I signed up to Duolingo a few weeks back to continue to learn Hungarian. I had a 27-day streak going, i.e., I had taken online lessons every day and those days I missed had been protected by a streak freeze. (You can buy freezes when you rack up points doing lessons.) But late last week, I ran out of freezes and didn’t have enough points to buy another so I broke my streak. Duolingo has been whining at me since. They’re disappointed in me. And I’m pissed off at them. They’ve been playing on my competitiveness all this time with their daily emails reminding me that if I don’t study, I’ll lose that streak. And now that I’ve as much as said that I don’t want to play this week, they’re guilting me. So, I’ve stopped. F*&L it, I said. I’ll get back to it when I get back to it. (Don’t even think about mentioning noses and faces and cutting.)
I’ve a folder full of passwords to online courses I’ve bought and paid for, courses that require daily input. I’ve said I’ll start them when I’m in the same place (village, town, city) for longer than 10 consecutive days. I don’t think I’ve been anywhere for more than 10 consecutive days since I did a workshop in Malta back in 2011. But I’m on course to change. My schedule isn’t going to let up any time soon so I have to be more accommodating, more flexible.
The Parish bulletin offered some suggestions about how to live Lent:
- Make the sign of cross when leaving your home/ passing a church or cemetery / before and after a meal
- Take some time to go for a walk and say a prayer along the way
- Give up a coffee / a meal out and donate the money you’ve saved
- Take a pause when you feel you want to give out
- Give up social media for an evening (or more!)

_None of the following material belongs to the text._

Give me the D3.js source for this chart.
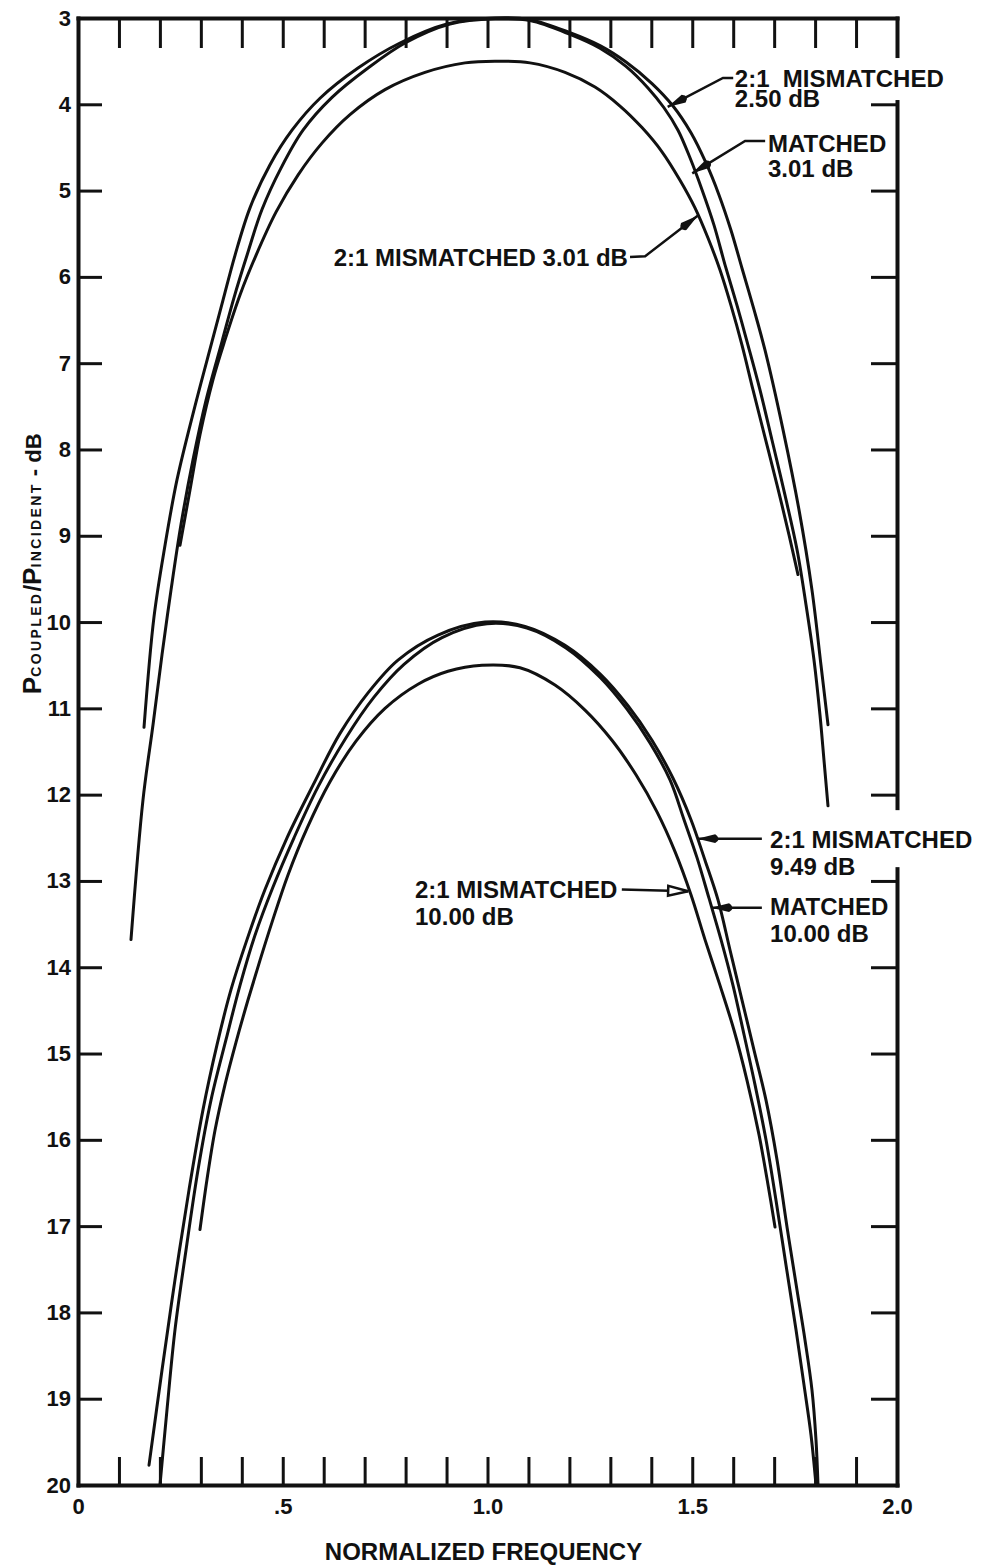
<!DOCTYPE html>
<html>
<head>
<meta charset="utf-8">
<script src="https://cdn.jsdelivr.net/npm/d3@7"></script>
<style>
  body { margin: 0; background: #fff; }
  text { font-family: "Liberation Sans", Arial, sans-serif; font-weight: bold; fill: #111; }
</style>
</head>
<body>
<svg id="chart" width="983" height="1568"></svg>
<script>
// Axis tick values and labels
const freqMinorTicks = [0.1, 0.2, 0.3, 0.4, 0.5, 0.6, 0.7, 0.8, 0.9, 1.0, 1.1, 1.2, 1.3, 1.4, 1.5, 1.6, 1.7, 1.8, 1.9];
const freqLabelTicks = [0, 0.5, 1.0, 1.5, 2.0];
const freqLabelText = ["0", ".5", "1.0", "1.5", "2.0"];
const dbTicks = [3, 4, 5, 6, 7, 8, 9, 10, 11, 12, 13, 14, 15, 16, 17, 18, 19, 20];

// Coupling curves: [normalized frequency, Pcoupled/Pincident in dB]
// 3 dB coupler family
const upperMismatched250 = [
  [0.1612, 11.22], [0.1856, 9.94], [0.2125, 9.11], [0.2418, 8.35], [0.2833, 7.54], [0.3272, 6.75],
  [0.3541, 6.27], [0.3834, 5.75], [0.4200, 5.20], [0.4689, 4.70], [0.5226, 4.30], [0.5910, 3.93],
  [0.6838, 3.58], [0.7863, 3.29], [0.9011, 3.07], [1.0183, 3.00], [1.1038, 3.02], [1.2015, 3.17],
  [1.2747, 3.32], [1.3382, 3.51], [1.4017, 3.76], [1.4530, 4.02], [1.4969, 4.33], [1.5336, 4.68],
  [1.5653, 5.05], [1.5946, 5.46], [1.6215, 5.90], [1.6508, 6.38], [1.6777, 6.85], [1.7216, 7.77],
  [1.7607, 8.70], [1.7924, 9.63], [1.8144, 10.50], [1.8315, 11.19]
];
const upperMatched301 = [
  [0.1294, 13.68], [0.1587, 12.06], [0.1832, 11.19], [0.2051, 10.38], [0.2271, 9.63], [0.2515, 8.87],
  [0.2808, 8.12], [0.3126, 7.43], [0.3516, 6.75], [0.3810, 6.24], [0.4127, 5.75], [0.4493, 5.22],
  [0.4957, 4.74], [0.5495, 4.30], [0.6203, 3.92], [0.7082, 3.58], [0.7985, 3.29], [0.9084, 3.07],
  [1.0183, 3.01], [1.1038, 3.03], [1.2015, 3.19], [1.2747, 3.35], [1.3382, 3.56], [1.3919, 3.81],
  [1.4310, 4.04], [1.4652, 4.30], [1.4945, 4.62], [1.5238, 4.99], [1.5531, 5.40], [1.5800, 5.86],
  [1.6093, 6.33], [1.6361, 6.79], [1.6654, 7.31], [1.6947, 7.89], [1.7265, 8.53], [1.7558, 9.16],
  [1.7778, 9.80], [1.7973, 10.44], [1.8120, 11.08], [1.8217, 11.60], [1.8315, 12.13]
];
const upperMismatched301 = [
  [0.2491, 9.11], [0.2735, 8.47], [0.2979, 7.83], [0.3297, 7.19], [0.3590, 6.73], [0.3956, 6.21],
  [0.4347, 5.75], [0.4835, 5.25], [0.5372, 4.82], [0.5958, 4.45], [0.6642, 4.12], [0.7497, 3.83],
  [0.8474, 3.63], [0.9451, 3.52], [1.0183, 3.50], [1.1038, 3.52], [1.1893, 3.63], [1.2625, 3.80],
  [1.3236, 4.02], [1.3773, 4.27], [1.4261, 4.55], [1.4701, 4.88], [1.5067, 5.20], [1.5385, 5.55],
  [1.5678, 5.92], [1.5946, 6.33], [1.6215, 6.79], [1.6484, 7.31], [1.6777, 7.86], [1.7070, 8.41],
  [1.7363, 8.99], [1.7582, 9.45]
];
// 10 dB coupler family
const lowerMismatched949 = [
  [0.1734, 19.77], [0.2051, 18.67], [0.2369, 17.62], [0.2711, 16.58], [0.3053, 15.65], [0.3394, 14.90],
  [0.3736, 14.26], [0.4127, 13.68], [0.4567, 13.10], [0.5104, 12.50], [0.5739, 11.89], [0.6398, 11.29],
  [0.7082, 10.82], [0.7814, 10.44], [0.8791, 10.15], [0.9939, 10.00], [1.0916, 10.05], [1.1893, 10.27],
  [1.2747, 10.60], [1.3431, 10.97], [1.4017, 11.37], [1.4530, 11.81], [1.4969, 12.29], [1.5311, 12.76],
  [1.5629, 13.22], [1.5922, 13.80], [1.6215, 14.38], [1.6508, 14.96], [1.6801, 15.54], [1.7070, 16.23],
  [1.7314, 17.01], [1.7558, 17.74], [1.7753, 18.32], [1.7924, 18.90], [1.8022, 19.48], [1.8071, 20.00]
];
const lowerMatched1000 = [
  [0.2002, 20.00], [0.2173, 19.13], [0.2369, 18.20], [0.2637, 17.28], [0.2930, 16.35], [0.3248, 15.54],
  [0.3614, 14.84], [0.3956, 14.21], [0.4322, 13.63], [0.4762, 13.07], [0.5275, 12.50], [0.5861, 11.91],
  [0.6545, 11.34], [0.7228, 10.87], [0.7961, 10.49], [0.8889, 10.18], [0.9988, 10.02], [1.0965, 10.07],
  [1.1917, 10.30], [1.2747, 10.64], [1.3407, 11.01], [1.3968, 11.40], [1.4457, 11.83], [1.4799, 12.29],
  [1.5116, 12.73], [1.5409, 13.20], [1.5702, 13.68], [1.5995, 14.21], [1.6264, 14.78], [1.6532, 15.36],
  [1.6801, 16.00], [1.7045, 16.70], [1.7289, 17.45], [1.7534, 18.20], [1.7729, 18.84], [1.7900, 19.42],
  [1.8022, 20.00]
];
const lowerMismatched1000 = [
  [0.2979, 17.04], [0.3150, 16.46], [0.3346, 15.89], [0.3590, 15.36], [0.3858, 14.87], [0.4151, 14.38],
  [0.4444, 13.92], [0.4737, 13.48], [0.5128, 12.93], [0.5592, 12.39], [0.6154, 11.85], [0.6789, 11.38],
  [0.7497, 11.00], [0.8303, 10.72], [0.9035, 10.57], [0.9866, 10.50], [1.0794, 10.53], [1.1648, 10.73],
  [1.2381, 11.02], [1.3040, 11.37], [1.3626, 11.77], [1.4139, 12.20], [1.4579, 12.66], [1.4969, 13.16],
  [1.5311, 13.68], [1.5678, 14.21], [1.6020, 14.73], [1.6337, 15.31], [1.6630, 15.94], [1.6850, 16.52],
  [1.7021, 17.01]
];

const curves = [upperMismatched250, upperMatched301, upperMismatched301,
                lowerMismatched949, lowerMatched1000, lowerMismatched1000];

// Curve labels with leader arrows (positions in data units)
const notes = [
  { lines: ["2:1  MISMATCHED", "2.50 dB"], at: [1.604, 3.80], gap: 20, anchor: "start",
    lead: [[1.600, 3.695], [1.575, 3.695], [1.440, 4.03]], head: "solid", mask: [29, 13] },
  { lines: ["MATCHED", "3.01 dB"], at: [1.685, 4.55], gap: 25, anchor: "start",
    lead: [[1.678, 4.425], [1.629, 4.425], [1.500, 4.80]], head: "solid" },
  { lines: ["2:1 MISMATCHED 3.01 dB"], at: [1.343, 5.87], gap: 0, anchor: "end",
    lead: [[1.348, 5.77], [1.385, 5.76], [1.514, 5.29]], head: "solid" },
  { lines: ["2:1 MISMATCHED", "9.49 dB"], at: [1.690, 12.62], gap: 27, anchor: "start",
    lead: [[1.670, 12.51], [1.512, 12.51]], head: "solid", mask: [38, 19] },
  { lines: ["MATCHED", "10.00 dB"], at: [1.690, 13.39], gap: 27, anchor: "start",
    lead: [[1.670, 13.31], [1.546, 13.31]], head: "solid" },
  { lines: ["2:1 MISMATCHED", "10.00 dB"], at: [0.823, 13.20], gap: 27, anchor: "start",
    lead: [[1.328, 13.10], [1.490, 13.12]], head: "open" }
];

const svg = d3.select("#chart");
const x = d3.scaleLinear().domain([0, 2]).range([78, 897]);
const y = d3.scaleLinear().domain([3, 20]).range([18, 1485]);

const defs = svg.append("defs");
defs.append("marker").attr("id", "head-solid")
  .attr("markerUnits", "userSpaceOnUse").attr("orient", "auto")
  .attr("markerWidth", 28).attr("markerHeight", 12)
  .attr("viewBox", "0 -6 28 12").attr("refX", 26).attr("refY", 0)
  .append("path").attr("d", "M26,0 L8,-4.4 Q1,0 8,4.4 Z").attr("fill", "#111");
defs.append("marker").attr("id", "head-open")
  .attr("markerUnits", "userSpaceOnUse").attr("orient", "auto")
  .attr("markerWidth", 26).attr("markerHeight", 14)
  .attr("viewBox", "0 -7 26 14").attr("refX", 23).attr("refY", 0)
  .append("path").attr("d", "M23,0 L3,-5 L3,5 Z")
  .attr("fill", "#fff").attr("stroke", "#111").attr("stroke-width", 2.5);

// Curves
const line = d3.line().x(d => x(d[0])).y(d => y(d[1])).curve(d3.curveCatmullRom.alpha(0.5));
svg.append("g").selectAll("path").data(curves).join("path")
  .attr("d", line)
  .attr("fill", "none").attr("stroke", "#111")
  .attr("stroke-width", 3).attr("stroke-linecap", "round");

// Frame and ticks
function styleAxis(g, fontSize) {
  g.select(".domain").attr("stroke", "#111").attr("stroke-width", 4).attr("stroke-linecap", "square");
  g.selectAll(".tick line").attr("stroke", "#111").attr("stroke-width", 3);
  g.selectAll(".tick text").attr("fill", "#111")
    .style("font-size", fontSize + "px").style("font-family", '"Liberation Sans", Arial, sans-serif')
    .style("font-weight", "bold");
}

svg.append("g").attr("transform", `translate(0,${y(3)})`)
  .call(d3.axisTop(x).tickValues(freqMinorTicks).tickSize(-30).tickSizeOuter(0).tickFormat(""))
  .call(g => styleAxis(g, 22));

svg.append("g").attr("transform", `translate(0,${y(20)})`)
  .call(d3.axisBottom(x).tickValues(freqMinorTicks).tickSize(-28).tickSizeOuter(0).tickFormat(""))
  .call(g => styleAxis(g, 22));

svg.append("g").attr("transform", `translate(0,${y(20)})`)
  .call(d3.axisBottom(x).tickValues(freqLabelTicks).tickSize(0).tickPadding(13)
    .tickFormat((d, i) => freqLabelText[i]))
  .call(g => g.select(".domain").remove())
  .call(g => styleAxis(g, 22));

svg.append("g").attr("transform", `translate(${x(0)},0)`)
  .call(d3.axisLeft(y).tickValues(dbTicks).tickSize(-24).tickSizeOuter(0).tickPadding(7)
    .tickFormat(d3.format("d")))
  .call(g => styleAxis(g, 22));

svg.append("g").attr("transform", `translate(${x(2)},0)`)
  .call(d3.axisRight(y).tickValues(dbTicks).tickSize(-26).tickSizeOuter(0).tickFormat(""))
  .call(g => styleAxis(g, 22));

// Axis titles
svg.append("text")
  .attr("x", x(1.0) - 4).attr("y", 1560)
  .attr("text-anchor", "middle")
  .style("font-size", "24px")
  .text("NORMALIZED FREQUENCY");

const yTitle = svg.append("text")
  .attr("transform", `translate(41,${(y(9.05) + y(9.6)) / 2}) rotate(-90)`)
  .attr("text-anchor", "middle")
  .style("white-space", "pre");
yTitle.append("tspan").style("font-size", "26px").text("P");
yTitle.append("tspan").style("font-size", "14px").style("letter-spacing", "2.4px").text("COUPLED");
yTitle.append("tspan").style("font-size", "24px").text("/");
yTitle.append("tspan").style("font-size", "26px").text("P");
yTitle.append("tspan").style("font-size", "14px").style("letter-spacing", "2.4px").text("INCIDENT");
yTitle.append("tspan").style("font-size", "22px").text(" - dB");

// Curve labels
const noteLayer = svg.append("g");
const lead = d3.line().x(d => x(d[0])).y(d => y(d[1]));
notes.forEach(n => {
  const g = noteLayer.append("g");
  const texts = n.lines.map((t, i) =>
    g.append("text")
      .attr("x", x(n.at[0])).attr("y", y(n.at[1]) + i * n.gap)
      .attr("text-anchor", n.anchor)
      .style("font-size", "24px").style("white-space", "pre")
      .text(t));
  if (n.mask) {
    const b = texts[0].node().getBBox();
    const base = y(n.at[1]);
    g.insert("rect", "text")
      .attr("x", b.x - 4).attr("width", b.width + 8)
      .attr("y", base - n.mask[0]).attr("height", n.mask[0] + n.mask[1])
      .attr("fill", "#fff");
  }
  g.append("path").attr("d", lead(n.lead))
    .attr("fill", "none").attr("stroke", "#111").attr("stroke-width", 2.5)
    .attr("marker-end", `url(#head-${n.head})`);
});
</script>
</body>
</html>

The first three I do already in some form or fashion. The fourth doesn’t apply as I never give out [okay, okay, I’ll take that one under advisement]. It’s the social media one that amused me.
Back when I was in primary school, Lent was serious business. We’d stash our sweets for 40 days and then pig out Easter Sunday morning, making ourselves sick on chocolate. All through Lent, we’d argue the toss as to whether a cup of hot chocolate was really chocolate or whether a scone without jam could be seen as bread rather than cake. We’d collect the pennies we usually spent on sweets for the Trócaire boxes and then turn them in during Easter Week. Fast forward X years and the suggestion is that if I stay off social media, just for one evening, that’d be enough for me to pass Lent!!!! The mind boggles.
The lovely TA has loaned me a book on Callanetics, an exercise program that owes its name to its developer, Callan Pinckney. It dates back to the 1980s and uses frequent repetition of small muscular movements and squeezes that are designed to improve muscle tone. I read the foreword. It’s for old people. And right now I feel like a very old person.
Starting today, Wednesday, for the next 40 days, I’ll be spending an hour with CP. Every day. Yes, every day. I fully expect to HATE HATE HATE it, not being partial to either routine or exercise let alone routine exercise. And I know I’ll be tempted to shave minutes off that hour. I can hear Satan packing his bags and leaving a note in hell saying he’s moving in with me for the next few weeks.
Now, I’m sure you’re not the slightest bit interested in what I’m doing for Lent, but I needed to get it out there. For the record, like. And I’d be ever so grateful if you’d remind me that there are 60 minutes in an hour and that every day means every day.